PyData Global 2022

Is it possible to have entities within entities within entities?
12-03, 11:00–11:30 (UTC), Talk Track I

Named entity recognition models might not be able to handle a wide variety of spans, but Spancat certainly can! Within our open-source library for NLP, spaCy, we've created a NER model to handle overlapping and arbitrary text spans. Dive into named entity recognition, its limitations, and how we've solved them with a solution-focused talk and practical applications.


The standard approach to named entity extraction becomes problematic when dealing with a wide variety of spans, like long phrases, non-named entities, and overlapping annotations. Whereas named entities normally have clear boundaries and syntactic properties, spans can be completely arbitrary, posing a problem for some entity extraction applications.
I'll start by talking about NER models, how and why they're used, and some of their limitations. Then I'll introduce Spancat, our solution to the problem of arbitrary and overlapping spans that we've implemented in spaCy, our open-source NLP library for machine learning. You'll leave with an understanding of what named entity recognition is, how a span-labeling model works, and a real-world application to these complex problems.


Prior Knowledge Expected

No previous knowledge expected

Victoria recently graduated from UC San Diego with a degree in linguistics and a passion for natural language processing.
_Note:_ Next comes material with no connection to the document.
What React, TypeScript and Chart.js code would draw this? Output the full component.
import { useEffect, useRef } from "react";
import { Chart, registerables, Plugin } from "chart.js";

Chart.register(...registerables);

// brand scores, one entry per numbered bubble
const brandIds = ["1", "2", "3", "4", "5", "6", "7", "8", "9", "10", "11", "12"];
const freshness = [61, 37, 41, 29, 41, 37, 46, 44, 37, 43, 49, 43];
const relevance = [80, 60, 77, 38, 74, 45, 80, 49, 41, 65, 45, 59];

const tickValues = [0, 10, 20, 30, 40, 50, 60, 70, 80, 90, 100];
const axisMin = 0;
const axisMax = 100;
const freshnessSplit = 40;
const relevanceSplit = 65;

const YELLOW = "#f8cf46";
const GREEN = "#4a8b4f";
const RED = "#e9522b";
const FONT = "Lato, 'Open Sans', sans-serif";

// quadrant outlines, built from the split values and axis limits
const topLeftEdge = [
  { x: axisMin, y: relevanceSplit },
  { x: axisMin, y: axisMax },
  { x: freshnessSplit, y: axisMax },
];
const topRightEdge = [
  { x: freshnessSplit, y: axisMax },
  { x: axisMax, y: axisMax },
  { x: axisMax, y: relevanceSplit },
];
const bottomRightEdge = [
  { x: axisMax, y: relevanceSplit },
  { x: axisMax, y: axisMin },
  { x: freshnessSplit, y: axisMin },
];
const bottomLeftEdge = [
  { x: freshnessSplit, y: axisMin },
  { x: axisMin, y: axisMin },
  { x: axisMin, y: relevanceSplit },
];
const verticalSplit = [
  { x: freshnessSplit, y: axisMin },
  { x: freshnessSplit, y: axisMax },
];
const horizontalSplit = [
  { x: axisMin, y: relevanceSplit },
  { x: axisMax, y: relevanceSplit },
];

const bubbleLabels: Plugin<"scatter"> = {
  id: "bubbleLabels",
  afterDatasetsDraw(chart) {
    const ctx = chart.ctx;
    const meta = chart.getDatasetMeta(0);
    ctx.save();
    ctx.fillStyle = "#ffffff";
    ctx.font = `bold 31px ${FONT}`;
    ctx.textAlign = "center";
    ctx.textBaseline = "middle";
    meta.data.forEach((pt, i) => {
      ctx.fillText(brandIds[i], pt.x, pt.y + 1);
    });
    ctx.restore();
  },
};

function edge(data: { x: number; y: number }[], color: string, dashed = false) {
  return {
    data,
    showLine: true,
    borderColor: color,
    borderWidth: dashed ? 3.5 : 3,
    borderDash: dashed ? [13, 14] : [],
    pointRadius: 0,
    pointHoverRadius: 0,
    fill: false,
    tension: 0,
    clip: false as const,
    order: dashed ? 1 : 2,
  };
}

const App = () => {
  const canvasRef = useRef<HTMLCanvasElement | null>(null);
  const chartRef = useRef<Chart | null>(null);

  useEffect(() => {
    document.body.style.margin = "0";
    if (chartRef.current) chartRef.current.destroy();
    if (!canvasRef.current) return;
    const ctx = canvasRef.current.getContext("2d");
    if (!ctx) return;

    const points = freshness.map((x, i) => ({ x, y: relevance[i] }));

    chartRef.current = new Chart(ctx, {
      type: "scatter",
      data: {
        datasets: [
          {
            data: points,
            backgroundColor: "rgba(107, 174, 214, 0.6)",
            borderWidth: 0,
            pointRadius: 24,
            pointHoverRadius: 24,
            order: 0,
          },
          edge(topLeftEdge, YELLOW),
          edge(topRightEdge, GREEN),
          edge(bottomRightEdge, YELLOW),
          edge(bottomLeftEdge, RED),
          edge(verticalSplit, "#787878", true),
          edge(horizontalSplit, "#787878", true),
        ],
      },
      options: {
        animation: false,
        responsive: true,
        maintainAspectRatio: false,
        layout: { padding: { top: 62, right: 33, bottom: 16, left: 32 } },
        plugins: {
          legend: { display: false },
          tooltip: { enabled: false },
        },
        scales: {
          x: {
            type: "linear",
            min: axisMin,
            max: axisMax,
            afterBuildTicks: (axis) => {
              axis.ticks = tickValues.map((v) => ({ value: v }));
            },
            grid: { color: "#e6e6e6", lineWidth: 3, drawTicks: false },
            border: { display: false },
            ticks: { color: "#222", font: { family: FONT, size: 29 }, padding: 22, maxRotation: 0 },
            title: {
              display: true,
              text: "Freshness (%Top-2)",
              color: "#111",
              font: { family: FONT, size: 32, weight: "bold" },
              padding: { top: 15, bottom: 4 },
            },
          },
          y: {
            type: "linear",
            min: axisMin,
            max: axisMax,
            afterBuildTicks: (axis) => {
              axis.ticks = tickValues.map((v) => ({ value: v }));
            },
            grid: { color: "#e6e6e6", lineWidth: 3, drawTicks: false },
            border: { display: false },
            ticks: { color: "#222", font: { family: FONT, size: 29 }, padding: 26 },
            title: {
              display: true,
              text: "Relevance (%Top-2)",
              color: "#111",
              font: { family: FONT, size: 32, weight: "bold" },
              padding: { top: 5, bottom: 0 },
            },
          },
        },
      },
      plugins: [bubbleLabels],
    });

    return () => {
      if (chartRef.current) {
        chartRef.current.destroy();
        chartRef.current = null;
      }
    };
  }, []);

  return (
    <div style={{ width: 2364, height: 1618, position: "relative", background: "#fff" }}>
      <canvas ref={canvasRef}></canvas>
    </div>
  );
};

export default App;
She got involved with coding and Python after creating several applicational NLP projects like a playlist recommender based on a user-inputted quote.

She is just starting her career as a Developer Advocate for Explosion, the makers of spaCy! In this role, she takes care of the NLP-focused community around spaCy through example projects, videos, visuals, and posts.

She is in love with learning more about NLP and ensures that the open-source community has everything they need to do the same. Besides running marathons, making fun projects, and challenging her understanding of the world, she devotes all of her passion and motivation to educating the community around Explosion.